Secondly, organise, organise and organise. Whether you’re a tech worker (who can be demanding strong whistleblower protection policies), or a public sector worker (who can refuse to deploy algorithmic decisions), many of us have a role to play in resisting the oppressive use of AI tools. You can find out where (some) AI is being used by public bodies by looking at the Public Law Project’s Tracking Automated Government (TAG) register. But even if you don’t think you’re being directly harmed, that does not mean you shouldn’t be concerned. We must organise loudly alongside those who can’t be so vocal.

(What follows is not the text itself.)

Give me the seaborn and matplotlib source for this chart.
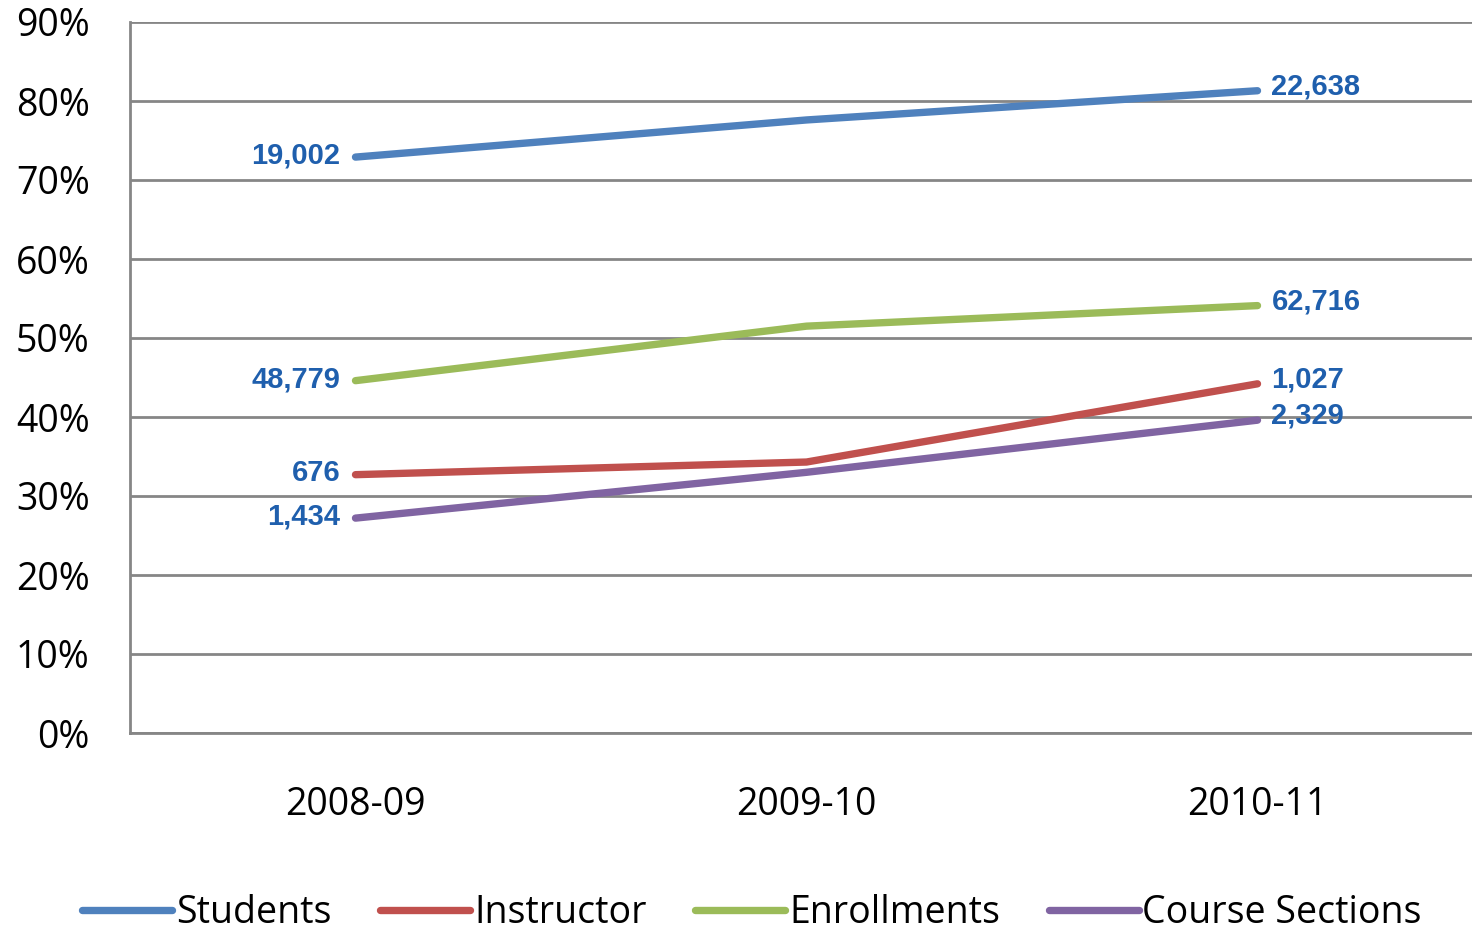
import matplotlib
matplotlib.use("Agg")
import matplotlib.pyplot as plt
import seaborn as sns
import pandas as pd

years = ["2008-09", "2009-10", "2010-11"]
students = [72.9, 77.6, 81.3]
instructor = [32.7, 34.3, 44.2]
enrollments = [44.6, 51.5, 54.1]
course_sections = [27.2, 33.0, 39.6]

series = ["Students", "Instructor", "Enrollments", "Course Sections"]
start_counts = ["19,002", "676", "48,779", "1,434"]
end_counts = ["22,638", "1,027", "62,716", "2,329"]
colors = ["#4F81BD", "#C0504D", "#9BBB59", "#8064A2"]

values = [students, instructor, enrollments, course_sections]
rows = []
for name, vals in zip(series, values):
    for i, v in enumerate(vals):
        rows.append({"pos": i + 0.5, "year": years[i], "pct": v, "series": name})
df = pd.DataFrame(rows)

sns.set_style("white")
plt.rcParams["font.family"] = ["Open Sans", "DejaVu Sans"]
plt.rcParams["text.color"] = "black"

fig = plt.figure(figsize=(14.72, 9.31), dpi=100)
# the plot area runs a little past the right edge, as in the original
ax = fig.add_axes([130 / 1472, 1 - 733 / 931, (1483 - 130) / 1472, (733 - 22) / 931])

sns.lineplot(data=df, x="pos", y="pct", hue="series", hue_order=series,
             palette=colors, linewidth=5.3, solid_capstyle="round", ax=ax,
             legend=True)

label_color = "#1F5FAD"
for name, vals, s0, s1 in zip(series, values, start_counts, end_counts):
    ax.annotate(s0, (0.5, vals[0]), xytext=(-11, 1), textcoords="offset points",
                ha="right", va="center", fontsize=21, fontweight="bold",
                color=label_color, family="Liberation Sans")
    ax.annotate(s1, (2.5, vals[-1]), xytext=(10, 3), textcoords="offset points",
                ha="left", va="center", fontsize=21, fontweight="bold",
                color=label_color, family="Liberation Sans")

ax.set_xlim(0, 3)
ax.set_ylim(0, 90)
ax.set_yticks(range(0, 91, 10))
ax.set_yticklabels([f"{v}%" for v in range(0, 91, 10)], fontsize=27)
ax.set_xticks([0, 1, 2, 3])
ax.set_xticklabels([])
ax.set_xticks([0.5, 1.5, 2.5], minor=True)
ax.set_xticklabels(years, minor=True, fontsize=27)
ax.tick_params(axis="x", which="minor", length=0, pad=38, labelcolor="black")
ax.tick_params(axis="x", which="major", length=9, width=2, color="#868686", direction="out")
ax.tick_params(axis="y", length=11, width=2, color="#868686", direction="out", pad=18,
               labelcolor="black")
ax.yaxis.grid(True, color="#868686", linewidth=2)
ax.set_axisbelow(True)
ax.set_xlabel("")
ax.set_ylabel("")
for side in ["top", "right"]:
    ax.spines[side].set_visible(False)
for side in ["left", "bottom"]:
    ax.spines[side].set_color("#868686")
    ax.spines[side].set_linewidth(2)

handles, labels = ax.get_legend_handles_labels()
ax.legend(handles, labels, loc="center", bbox_to_anchor=(752 / 1472, 1 - 913 / 931),
          bbox_transform=fig.transFigure, ncol=4, frameon=False, fontsize=27,
          handlelength=2.4, handletextpad=0.1, columnspacing=1.3, labelcolor="black")

fig.savefig("out.png", dpi=100)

Finally, remember that you don’t need to be an expert (whatever that means) to have a voice in this conversation; often it’s those of us that aren’t that are best placed to contribute to the debate. After all, AI does not arise in a vacuum, but rather is a vehicle to institute wider policy aims. That also means we cannot simply delegate responsibility to the AI engineers. As the co-founders of the AI Institute Meredith Whittaker and Kate Crawford explore in this fantastic podcast episode, ‘a lot of these questions aren’t AI questions! They aren’t about: “are you using a deep neural net to do this,” it’s about: “under what policy is this implemented.” [So] in the healthcare domain you would want doctors, you would want nurses unions, you would want people that understand the arcane workings of the US insurance system […] at the table, on equal footing with AI experts to actually create the practices to verify and ensure that these systems are safe and beneficial.’
Yes, AI is scary, but it is ultimately a reflection of our current system, and it is the introduction of AI into an already repressive environment that we must question. Our movements for justice and liberation must be continually fought for, and hard. Do not let the fearmongering around AI distract you or drive you to despair, may it mobilise you.